16 timely quotes from Why We’re Not Emergent

why-not-emergent

At the beginning of the year, I started what I called the re-reading project, an attempt to diversify my reading a bit in 2014 by re-reading one previously enjoyed book each month.

A few weeks back, I decided to take a trip back in time to 2008, to the days when men’s capris were (strangely) in fashion, and Rob Bell was still considered a Christian by the average evangelical. The purpose of this trip? To re-read Why We’re Not Emergent by then unknown authors Kevin DeYoung and Ted Kluck.

Why re-read a book tied to a movement most consider dead and buried? Even though the movement itself might be dead, the emergent mystique is alive and well, even if everyone eschews the term “emergent” (it is so early 2000s, after all…). The biggest difference is that the lines are clearer: today’s “progressives” are yesterday’s “emergents,” but more willing to be forthright about most of their beliefs. (And many of yesterday’s emergents have felt the freedom to start doing the same.)

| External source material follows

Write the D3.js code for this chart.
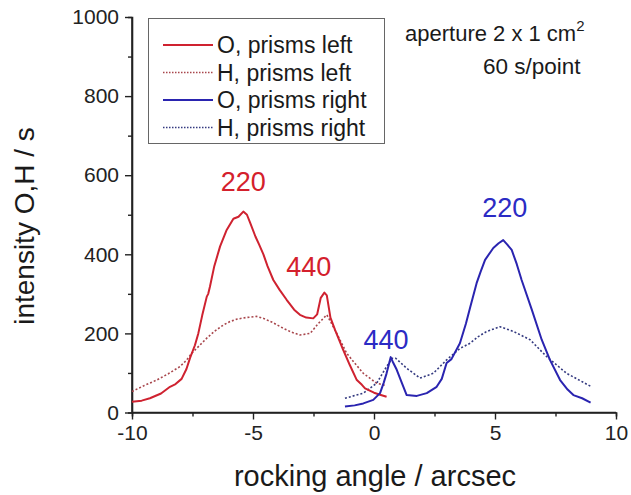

But the same intellectual snobbery and cynical questioning remain—even as those who portray themselves as outside the cultural mainstream find themselves marching lockstep right along with the world. To these attitudes, Why We’re Not Emergent still has so much to say to us. Here are sixteen timely quotes that still offer necessary challenge to the thinking of progressives and conservatives alike:

  1. “It’s some combination of pious confusion and intellectual laziness to claim that living in mystery is at the heart of Christianity.” (37-38)
  2. “Arguing for the inherent uncertainty of knowledge causes problems when you write books trying to convince people to believe or behave in certain ways. That is to say, radical uncertainty sounds nice as a sort of protest against the perceived dogmatism of evangelical Christianity, but it gets in the way when you want to prove a point.” (41)
  3. “For every fundamentalist who loves the Bible more than Christ, I’m willing to be there are several emergent Christians who honor the Bible less than Christ did.” (81)
  4. “Doctrine was to die for because it was the heartbeat of Paul’s saving message about saving historical facts.” (113)
  5. “The problem lies not in emerging Christian seeking the truth, but in their refusal to find and call out falsehood.” (119)
  6. “God is greater than we can conceive—but what about the 1,189 chapters in the Bible? Don’t they tell us lots of things about God that we are supposed to do more with than doubt and not understand?” (123-124)
  7. “I would rather take a beating than argue (dialogue) on message boards all day, where people are brave and full of convictions without actually being brave and full of convictions.” (138)
  8. “Is the best corrective to domineering CEO pastors really bewildered Dorothy leaders? How about shepherd or teacher or overseer or herald?” (160)
  9. “At times I feel as if the emergent church is like that friend who goes off to college as an eighteen-year-old, and for the first year or so when he comes home feels like he has to quote Nietzsche just to impress you with his newfound intellect.” (172)
  10. “If my mother-in-law’s suburban crowd…is on board, then it [the emergent movement] is as mainstream as mainstream can be.” (177)
  11. “Too often emergent leaders force us to choose between salvation by following Jesus’ example or salvation that doesn’t care about good works. But this is another false dilemma.” (203)
  12. “Call me old-fashioned, but it doesn’t fill me with hope or warm feelings to hear my pastor…suggest that he may be, and probably is, wrong about all of this.… I want to believe, and do believe, that people can known things and still be humble.” (228)
  13. “…I’m really glad that we have a pastor who, instead of being ‘with it,’ is committed to being with God.” (235)
  14. “Doctrinally minded evangelical Christians like me would get more out of emergent critiques if they recognized that there are just as many undiscerning, overtolerant Pergamums and Thyatiras in North America and the United Kingdom as there are loveless Ephesuses.” (241)
  15. “We may think right, live right, and do right, but if we do it off in a corner, shining our lights at one another to probe our brother’s sins instead of pointing our lights out into the world, we will, as a church, grow dim, and eventually our light will be extinguished.” (244)
  16. “A therapist-Christ does not evoke an ardency of soul that wishes to be annihilated, emptied of self and filled with Christ and made pure with a divine and heavenly purity. We need a Christ from above.” (250)

The movement might be dead, but the mood isn’t. And although some of the examples might be a bit dated, Why We’re Not Emergent  is still a helpful corrective.